NASA to study how pollution, storms and climate mix
(Phys.org) —NASA aircraft will take to the skies over the southern United States this summer to investigate how air pollution and natural emissions, which are pushed high into the atmosphere by large storms, affect atmospheric composition and climate.
NASA will conduct its most complex airborne science campaign of the year from Houston's Ellington Field, which is operated by the agency's Johnson Space Center, beginning Aug. 7 and continuing through September. The field campaign draws together coordinated observations from NASA satellites, aircraft and an array of ground sites.
More than 250 scientists, engineers and flight personnel, including several from NASA's Jet Propulsion Laboratory, Pasadena, Calif., are participating in the Studies of Emissions, Atmospheric Composition, Clouds and Climate Coupling by Regional Surveys (SEAC4RS) campaign. The project is sponsored by the Earth Science Division in the Science Mission Directorate at NASA Headquarters in Washington. Brian Toon of the Department of Atmospheric and Oceanic Sciences at the University of Colorado, Boulder, is the lead scientist.

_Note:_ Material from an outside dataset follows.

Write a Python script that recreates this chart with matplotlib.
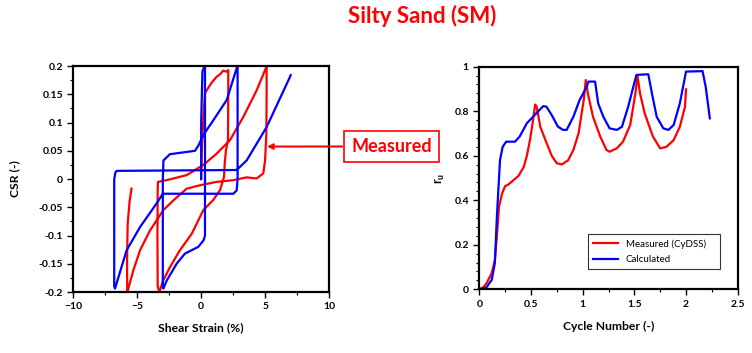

Aircraft and sensors will probe the atmosphere from top to bottom at the critical time of year when weather systems are strong enough and regional air pollution and natural emissions are prolific enough to pump gases and particles high into the atmosphere. The result is potentially global consequences for Earth's atmosphere and climate.
"In summertime across the United States, emissions from large seasonal fires, metropolitan areas and vegetation are moved upward by thunderstorms and the North American Monsoon," Toon said. "When these chemicals get into the stratosphere they can affect the whole Earth. They also may influence how thunderstorms behave. With SEAC4RS we hope to better understand how all these things interact."
The campaign will provide new insights into the effects of the gases and tiny aerosol particles in the atmosphere. The mission is targeting two major regional sources of summertime emissions: intense smoke from forest fires in the U.S. West and natural emissions of isoprene, a carbon compound, from forests in the Southeast.
Forest fire smoke can change the properties of clouds. The particles in the smoke can reflect and absorb incoming solar energy, potentially producing a net cooling at the ground and a warming of the atmosphere. The addition of large amounts of chemicals, such as isoprene, can alter the chemical balance of the atmosphere. Some of these chemicals can damage Earth's protective ozone layer.
The mission will use a number of scientific instruments in orbit, in the air and on the ground to paint a detailed picture of these intertwined atmospheric processes. As a fleet of formation-flying satellites known as NASA's A-Train passes over the region every day, sensors will detect different features of the scene below. NASA's ER-2 high-altitude aircraft will fly into the stratosphere to the edge of space while NASA's DC-8 aircraft will sample the atmosphere below it. A third aircraft from SPEC Inc., of Boulder, Colo., will measure cloud properties.
JPL is contributing several instruments to the campaign. The JPL Laser Hygrometer measures water vapor using a near-infrared laser mounted beneath the fuselage of NASA's ER-2 to map humidity in Earth's upper atmosphere in high resolution. The goal is to see how regional air pollution, forest fires and natural emissions impact humidity in the upper atmosphere.
Another instrument, the Microwave Temperature Profiler, measures the thermal emission from oxygen molecules in Earth's atmosphere and uses this information to retrieve a temperature profile. These temperature data identify the coldest point in the atmosphere, which controls access to the stratosphere. The temperature data also allow scientists to study atmospheric gravity waves.
A third instrument, JPL's Aircraft Laser Infrared Absorption Spectrometer, measures atmospheric carbon monoxide, an indicator of biomass burning, pollution and convective transport.
A fourth JPL instrument, the Airborne Precipitation Radar-Second-Generation (APR-2) is a dual-frequency Doppler radar. It looks simultaneously downward (where it also scans its antenna across-track to acquire a 3-D image of precipitation underneath the DC-8 aircraft) and upward (to acquire a two-dimensional image above the aircraft). The radar measures several characteristics of the precipitation and associated clouds, including radar reflectivity and motion.
Finally, JPL's Airborne Multiangle SpectroPolarimetric Imager will collect images that scientists will use to determine the distributions and physical characteristics of the particles that make up diverse aerosol and cloud fields. This is important because airborne particles such as haze and pollution layers, smoke and dust plumes, and water and ice clouds can cool or warm Earth, depending on their abundances, sizes, shapes, compositions and heights.
One benefit of this thorough examination of the region's atmosphere will be more accurate satellite data.
"By using aircraft to collect data from inside the atmosphere, we can compare those measurements with what our satellites see and improve the quality of the data from space," said Hal Maring of the Earth Science Division at NASA Headquarters in Washington.